Work to be completed:
Exclude images, then output the remaining data verbatim.
/---
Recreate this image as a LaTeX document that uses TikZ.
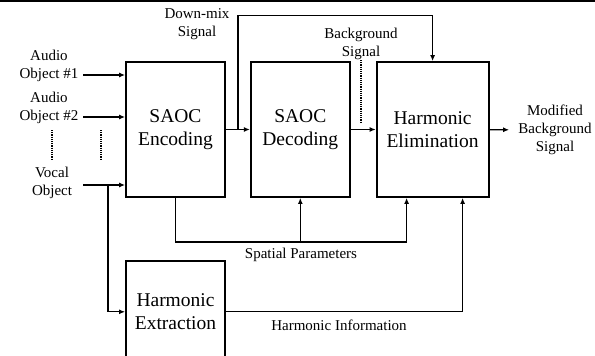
\documentclass[tikz,border=0pt]{standalone}
\usepackage{fontspec}
\setmainfont{Liberation Serif}
\usetikzlibrary{positioning,arrows.meta,calc}
\tikzset{
  flow/.style={-{Latex[length=6pt,width=5pt]},line width=1.2pt},
  dotline/.style={line width=1.2pt,densely dotted},
  block/.style={draw,line width=1.8pt,minimum width=99pt,minimum height=135pt,
    inner sep=0pt,align=center,font=\fontsize{19.5}{23.5}\selectfont},
  lbl/.style={align=center,inner sep=0pt,font=\fontsize{15}{18}\selectfont}
}

\begin{document}
\begin{tikzpicture}[x=1pt,y=-1pt]
  \clip (0,0) rectangle (595,356);
  \draw[line width=1.5pt] (0,1) -- (595,1);

  \node[block] (enc) at (175.5,129.5) {SAOC\\Encoding};
  \node[block,right=24pt of enc] (dec) {SAOC\\Decoding};
  \node[block,right=25pt of dec,minimum width=112pt] (elim) {Harmonic\\Elimination};
  \node[block,below=62pt of enc,minimum height=102pt] (ext) {Harmonic\\Extraction};

  % inputs
  \node[lbl] (obj1) at (49,66) {Audio\\Object \#1};
  \node[lbl] (obj2) at (49,108) {Audio\\Object \#2};
  \node[lbl] (vocal) at (52,183) {Vocal\\Object};
  \coordinate (in1) at (83,75);
  \coordinate (in2) at (83,117);
  \coordinate (in3) at (83,185);
  \draw[flow] (in1) -- (enc.west |- in1);
  \draw[flow] (in2) -- (enc.west |- in2);
  \draw[flow] (in3) -- (enc.west |- in3);
  \draw[flow] ([xshift=25pt]in3) |- (ext.west);
  \draw[dotline] (52,130) -- (52,160);
  \draw[dotline] (101,130) -- (101,160);

  % down-mix and background
  \draw[flow] (enc) -- (dec);
  \draw[flow] ([xshift=12pt]enc.east) -- ++(0,-114) -| (elim.north);
  \node[lbl] (dmix) at (197,24) {Down-mix\\Signal};
  \node[lbl] (bg) at (361,44) {Background\\Signal};
  \draw[dotline] (bg.south) -- ++(0,62);
  \draw[flow] (dec) -- (elim);
  \node[lbl] (out) at (555,130) {Modified\\Background\\Signal};
  \draw[flow,shorten >=9pt] (elim) -- (out);

  % side information
  \draw[flow] (enc.south) -- ++(0,44) coordinate (sp) -| ([xshift=-26pt]elim.south);
  \draw[flow] (sp -| dec.south) -- (dec.south);
  \node[lbl] (spatial) at (301,255) {Spatial Parameters};
  \draw[flow] (ext.east) -| ([xshift=30pt]elim.south);
  \node[lbl] (hinfo) at (339,325) {Harmonic Information};
\end{tikzpicture}
\end{document}
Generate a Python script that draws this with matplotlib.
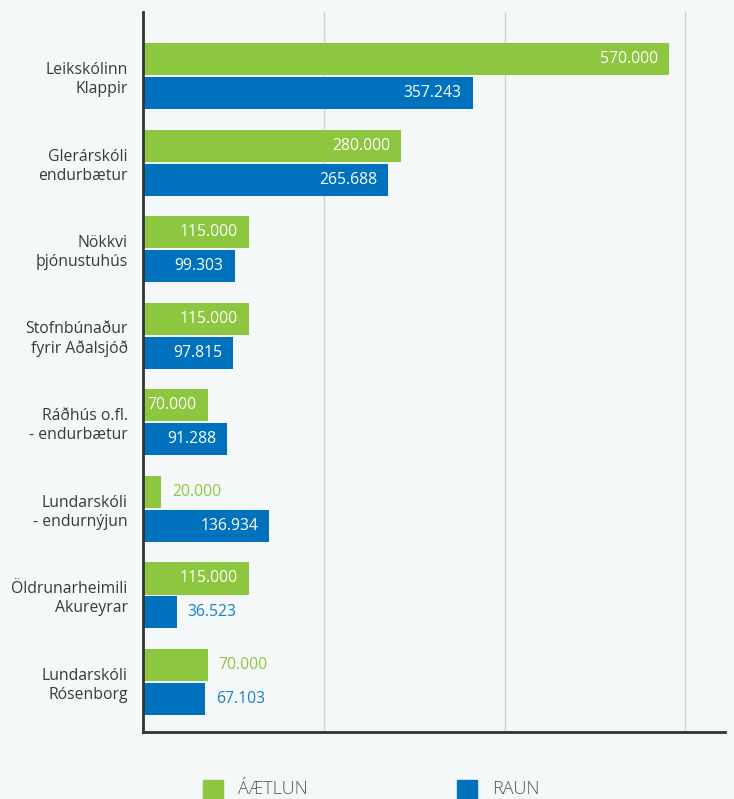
import numpy as np
import matplotlib
matplotlib.use("Agg")
import matplotlib.pyplot as plt
from matplotlib import patches

# ----------------------------
# Data
# ----------------------------
projects = ["Leikskólinn\nKlappir", "Glerárskóli\nendurbætur", "Nökkvi\nþjónustuhús",
            "Stofnbúnaður\nfyrir Aðalsjóð", "Ráðhús o.fl.\n- endurbætur",
            "Lundarskóli\n- endurnýjun", "Öldrunarheimili\nAkureyrar", "Lundarskóli\nRósenborg"]
aaetlun = [570000, 280000, 115000, 115000, 70000, 20000, 115000, 70000]
raun = [357243, 265688, 99303, 97815, 91288, 136934, 36523, 67103]
legend_labels = ["ÁÆTLUN", "RAUN"]

# label placement: True = inside bar (white), False = just outside (bar colour)
inside_green = [True, True, True, True, True, False, True, False]
inside_blue = [True, True, True, True, True, True, False, False]

GREEN = "#8dc63f"
BLUE = "#0071bc"
BG = "#f4f8f8"
TXT = "#3a3a3a"
FONT = ["Open Sans", "DejaVu Sans"]


def fmt(v):
    return f"{v:,}".replace(",", ".")


fig = plt.figure(figsize=(7.34, 7.99), dpi=100, facecolor=BG)
ax = fig.add_axes([143 / 734, 1 - 732 / 799, 582 / 734, 720 / 799])
ax.set_facecolor(BG)

y = np.arange(len(projects))
h = 0.37
off = 0.196

bars_g = ax.barh(y - off, aaetlun, height=h, color=GREEN, zorder=3)
bars_b = ax.barh(y + off, raun, height=h, color=BLUE, zorder=3)

ax.set_xlim(0, 631000)
ax.set_ylim(len(projects) - 1 + 0.577, -0.739)

ax.set_xticks([196000, 392000, 588000])
ax.set_xticklabels([])
ax.tick_params(axis="x", length=0)
ax.grid(axis="x", color="#d2d4d4", lw=1.0, zorder=0)

ax.set_yticks(y)
ax.set_yticklabels(projects, fontsize=11.3, color=TXT, family=FONT, linespacing=1.25)
ax.tick_params(axis="y", length=0, pad=11)
for lab in ax.get_yticklabels():
    lab.set_ha("right")

for s in ["top", "right"]:
    ax.spines[s].set_visible(False)
for s in ["left", "bottom"]:
    ax.spines[s].set_color("#333333")
    ax.spines[s].set_linewidth(2)
    ax.spines[s].set_zorder(5)


def label(bars, vals, inside, col):
    for b, v, ins in zip(bars, vals, inside):
        yc = b.get_y() + b.get_height() / 2
        if ins:
            ax.annotate(fmt(v), (v, yc), xytext=(-8, 0), textcoords="offset points",
                        ha="right", va="center", color="white", fontsize=11.3, family=FONT, zorder=6)
        else:
            ax.annotate(fmt(v), (v, yc), xytext=(8, 0), textcoords="offset points",
                        ha="left", va="center", color=col, fontsize=11.3, family=FONT, zorder=6)


label(bars_g, aaetlun, inside_green, GREEN)
label(bars_b, raun, inside_blue, "#1a7fc4")

# legend drawn by hand at the bottom edge
for x0, col, txt in [(203, GREEN, legend_labels[0]), (457, BLUE, legend_labels[1])]:
    fig.patches.append(patches.Rectangle((x0 / 734, 0), 20 / 734, 19 / 799,
                                         transform=fig.transFigure, color=col))
    fig.text((x0 + 35) / 734, 1 / 799, txt, fontsize=13, color="#555555",
             family=FONT, weight="light", ha="left", va="bottom")

fig.savefig("out.png", dpi=100, facecolor=BG)
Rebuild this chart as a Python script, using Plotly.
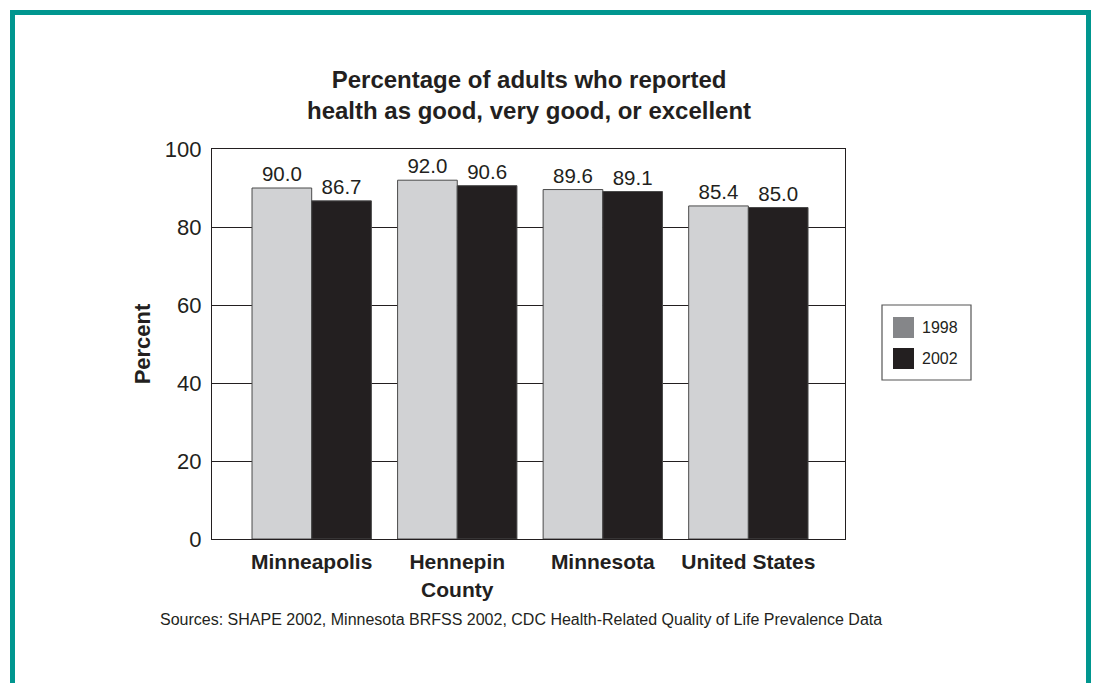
\---
Final answer:
Recreate this image as a LaTeX document that uses TikZ.
\documentclass[tikz,border=0pt]{standalone}
\usepackage{fontspec}
\setmainfont{Liberation Serif}
\usetikzlibrary{positioning,arrows.meta,calc}
\tikzset{
  flow/.style={-{Latex[length=6pt,width=5pt]},line width=1.2pt},
  dotline/.style={line width=1.2pt,densely dotted},
  block/.style={draw,line width=1.8pt,minimum width=99pt,minimum height=135pt,
    inner sep=0pt,align=center,font=\fontsize{19.5}{23.5}\selectfont},
  lbl/.style={align=center,inner sep=0pt,font=\fontsize{15}{18}\selectfont}
}

\begin{document}
\begin{tikzpicture}[x=1pt,y=-1pt]
  \clip (0,0) rectangle (595,356);
  \draw[line width=1.5pt] (0,1) -- (595,1);

  \node[block] (enc) at (175.5,129.5) {SAOC\\Encoding};
  \node[block,right=24pt of enc] (dec) {SAOC\\Decoding};
  \node[block,right=25pt of dec,minimum width=112pt] (elim) {Harmonic\\Elimination};
  \node[block,below=62pt of enc,minimum height=102pt] (ext) {Harmonic\\Extraction};

  % inputs
  \node[lbl] (obj1) at (49,66) {Audio\\Object \#1};
  \node[lbl] (obj2) at (49,108) {Audio\\Object \#2};
  \node[lbl] (vocal) at (52,183) {Vocal\\Object};
  \coordinate (in1) at (83,75);
  \coordinate (in2) at (83,117);
  \coordinate (in3) at (83,185);
  \draw[flow] (in1) -- (enc.west |- in1);
  \draw[flow] (in2) -- (enc.west |- in2);
  \draw[flow] (in3) -- (enc.west |- in3);
  \draw[flow] ([xshift=25pt]in3) |- (ext.west);
  \draw[dotline] (52,130) -- (52,160);
  \draw[dotline] (101,130) -- (101,160);

  % down-mix and background
  \draw[flow] (enc) -- (dec);
  \draw[flow] ([xshift=12pt]enc.east) -- ++(0,-114) -| (elim.north);
  \node[lbl] (dmix) at (197,24) {Down-mix\\Signal};
  \node[lbl] (bg) at (361,44) {Background\\Signal};
  \draw[dotline] (bg.south) -- ++(0,62);
  \draw[flow] (dec) -- (elim);
  \node[lbl] (out) at (555,130) {Modified\\Background\\Signal};
  \draw[flow,shorten >=9pt] (elim) -- (out);

  % side information
  \draw[flow] (enc.south) -- ++(0,44) coordinate (sp) -| ([xshift=-26pt]elim.south);
  \draw[flow] (sp -| dec.south) -- (dec.south);
  \node[lbl] (spatial) at (301,255) {Spatial Parameters};
  \draw[flow] (ext.east) -| ([xshift=30pt]elim.south);
  \node[lbl] (hinfo) at (339,325) {Harmonic Information};
\end{tikzpicture}
\end{document}
Generate a Python script that draws this with matplotlib.
import numpy as np
import matplotlib
matplotlib.use("Agg")
import matplotlib.pyplot as plt
from matplotlib import patches

# ----------------------------
# Data
# ----------------------------
projects = ["Leikskólinn\nKlappir", "Glerárskóli\nendurbætur", "Nökkvi\nþjónustuhús",
            "Stofnbúnaður\nfyrir Aðalsjóð", "Ráðhús o.fl.\n- endurbætur",
            "Lundarskóli\n- endurnýjun", "Öldrunarheimili\nAkureyrar", "Lundarskóli\nRósenborg"]
aaetlun = [570000, 280000, 115000, 115000, 70000, 20000, 115000, 70000]
raun = [357243, 265688, 99303, 97815, 91288, 136934, 36523, 67103]
legend_labels = ["ÁÆTLUN", "RAUN"]

# label placement: True = inside bar (white), False = just outside (bar colour)
inside_green = [True, True, True, True, True, False, True, False]
inside_blue = [True, True, True, True, True, True, False, False]

GREEN = "#8dc63f"
BLUE = "#0071bc"
BG = "#f4f8f8"
TXT = "#3a3a3a"
FONT = ["Open Sans", "DejaVu Sans"]


def fmt(v):
    return f"{v:,}".replace(",", ".")


fig = plt.figure(figsize=(7.34, 7.99), dpi=100, facecolor=BG)
ax = fig.add_axes([143 / 734, 1 - 732 / 799, 582 / 734, 720 / 799])
ax.set_facecolor(BG)

y = np.arange(len(projects))
h = 0.37
off = 0.196

bars_g = ax.barh(y - off, aaetlun, height=h, color=GREEN, zorder=3)
bars_b = ax.barh(y + off, raun, height=h, color=BLUE, zorder=3)

ax.set_xlim(0, 631000)
ax.set_ylim(len(projects) - 1 + 0.577, -0.739)

ax.set_xticks([196000, 392000, 588000])
ax.set_xticklabels([])
ax.tick_params(axis="x", length=0)
ax.grid(axis="x", color="#d2d4d4", lw=1.0, zorder=0)

ax.set_yticks(y)
ax.set_yticklabels(projects, fontsize=11.3, color=TXT, family=FONT, linespacing=1.25)
ax.tick_params(axis="y", length=0, pad=11)
for lab in ax.get_yticklabels():
    lab.set_ha("right")

for s in ["top", "right"]:
    ax.spines[s].set_visible(False)
for s in ["left", "bottom"]:
    ax.spines[s].set_color("#333333")
    ax.spines[s].set_linewidth(2)
    ax.spines[s].set_zorder(5)


def label(bars, vals, inside, col):
    for b, v, ins in zip(bars, vals, inside):
        yc = b.get_y() + b.get_height() / 2
        if ins:
            ax.annotate(fmt(v), (v, yc), xytext=(-8, 0), textcoords="offset points",
                        ha="right", va="center", color="white", fontsize=11.3, family=FONT, zorder=6)
        else:
            ax.annotate(fmt(v), (v, yc), xytext=(8, 0), textcoords="offset points",
                        ha="left", va="center", color=col, fontsize=11.3, family=FONT, zorder=6)


label(bars_g, aaetlun, inside_green, GREEN)
label(bars_b, raun, inside_blue, "#1a7fc4")

# legend drawn by hand at the bottom edge
for x0, col, txt in [(203, GREEN, legend_labels[0]), (457, BLUE, legend_labels[1])]:
    fig.patches.append(patches.Rectangle((x0 / 734, 0), 20 / 734, 19 / 799,
                                         transform=fig.transFigure, color=col))
    fig.text((x0 + 35) / 734, 1 / 799, txt, fontsize=13, color="#555555",
             family=FONT, weight="light", ha="left", va="bottom")

fig.savefig("out.png", dpi=100, facecolor=BG)
Rebuild this chart as a Python script, using Plotly.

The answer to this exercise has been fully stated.